SUPPLIED MATERIAL
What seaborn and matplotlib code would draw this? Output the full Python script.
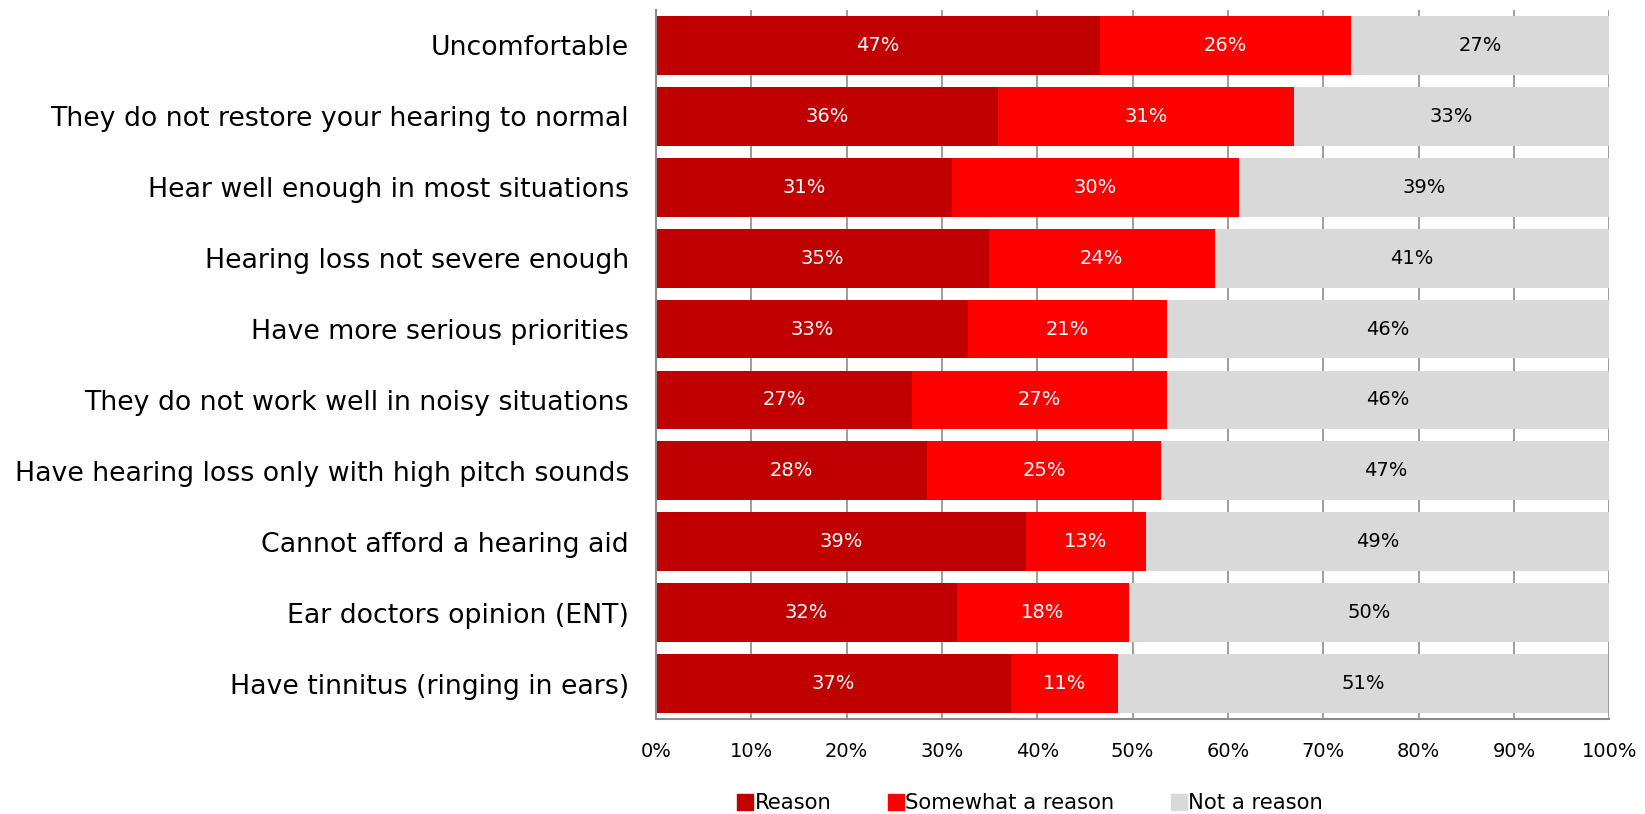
import numpy as np
import pandas as pd
import seaborn as sns
import matplotlib.pyplot as plt
import matplotlib.lines as mlines

# survey data - share of answers per reason (in %)
categories = ["Uncomfortable",
              "They do not restore your hearing to normal",
              "Hear well enough in most situations",
              "Hearing loss not severe enough",
              "Have more serious priorities",
              "They do not work well in noisy situations",
              "Have hearing loss only with high pitch sounds",
              "Cannot afford a hearing aid",
              "Ear doctors opinion (ENT)",
              "Have tinnitus (ringing in ears)"]
reason = [46.6, 35.9, 31.0, 34.9, 32.7, 26.9, 28.4, 38.8, 31.6, 37.2]
somewhat = [26.3, 31.0, 30.2, 23.7, 20.9, 26.7, 24.6, 12.6, 18.0, 11.3]
not_reason = [27.1, 33.1, 38.8, 41.4, 46.4, 46.4, 47.0, 48.6, 50.4, 51.4]
x_ticks = [0, 10, 20, 30, 40, 50, 60, 70, 80, 90, 100]

series_names = ["Reason", "Somewhat a reason", "Not a reason"]
colors = ["#C00000", "#FF0000", "#D9D9D9"]
text_colors = ["white", "white", "black"]
grey = "#8C8C8C"

df = pd.DataFrame({"cat": categories, "Reason": reason,
                   "Somewhat a reason": somewhat, "Not a reason": not_reason})
df["c1"] = df["Reason"]
df["c2"] = df["c1"] + df["Somewhat a reason"]
df["c3"] = df["c2"] + df["Not a reason"]

sns.set_style("white")
plt.rcParams['font.family'] = ['DejaVu Sans']

fig = plt.figure(figsize=(16.45, 8.14), dpi=100)
ax = fig.add_axes([0.3988, 0.1167, 0.5795, 0.871])

# stacked bars: draw the cumulative totals from the longest down
for col, c in zip(["c3", "c2", "c1"], colors[::-1]):
    sns.barplot(data=df, y="cat", x=col, color=c, orient="h", width=0.83,
                saturation=1, ax=ax, linewidth=0, zorder=2)

# segment labels
lefts = np.zeros(len(df))
for name, tc in zip(series_names, text_colors):
    vals = df[name].values
    for i, v in enumerate(vals):
        ax.text(lefts[i] + v / 2, i, "{:.0f}%".format(v), ha="center", va="center",
                color=tc, fontsize=14, zorder=3)
    lefts = lefts + vals

ax.set_xlim(0, 100)
ax.set_ylim(len(df) - 0.5, -0.5)
ax.set_xticks(x_ticks)
ax.set_xticklabels([str(t) + "%" for t in x_ticks], fontsize=14)
ax.set_yticks(np.arange(len(df)))
ax.set_yticklabels(categories, fontsize=19.3, color="black")
ax.tick_params(axis="y", length=0, pad=19.5)
ax.tick_params(axis="x", length=4.5, width=1.2, color=grey, direction="out", pad=12,
               labelcolor="black")

# category separators on the y axis
ax.set_yticks(np.arange(len(df) + 1) - 0.5, minor=True)
ax.tick_params(axis="y", which="minor", length=6.5, width=1.2, color=grey, direction="out")

ax.xaxis.grid(True, color=grey, linewidth=1.2, zorder=0)
ax.set_axisbelow(True)
ax.set_xlabel("")
ax.set_ylabel("")
sns.despine(ax=ax, top=True, right=True)
for s in ["left", "bottom"]:
    ax.spines[s].set_color(grey)
    ax.spines[s].set_linewidth(1.5)

legend = [mlines.Line2D([], [], color=c, marker="s", linestyle="None", markersize=12, label=n)
          for n, c in zip(series_names, colors)]
fig.legend(handles=legend, loc="center", bbox_to_anchor=(0.6257, 0.013), ncol=3,
           frameon=False, fontsize=15.2, handletextpad=0.0, columnspacing=2.6,
           handlelength=0.9, labelcolor="black")

plt.savefig("out.png", dpi=100)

WRITTEN TASK
Report every line in the data above in which the word "draw" appears.

OUTPUT FOR THIS EXERCISE
What seaborn and matplotlib code would draw this? Output the full Python script.
# stacked bars: draw the cumulative totals from the longest down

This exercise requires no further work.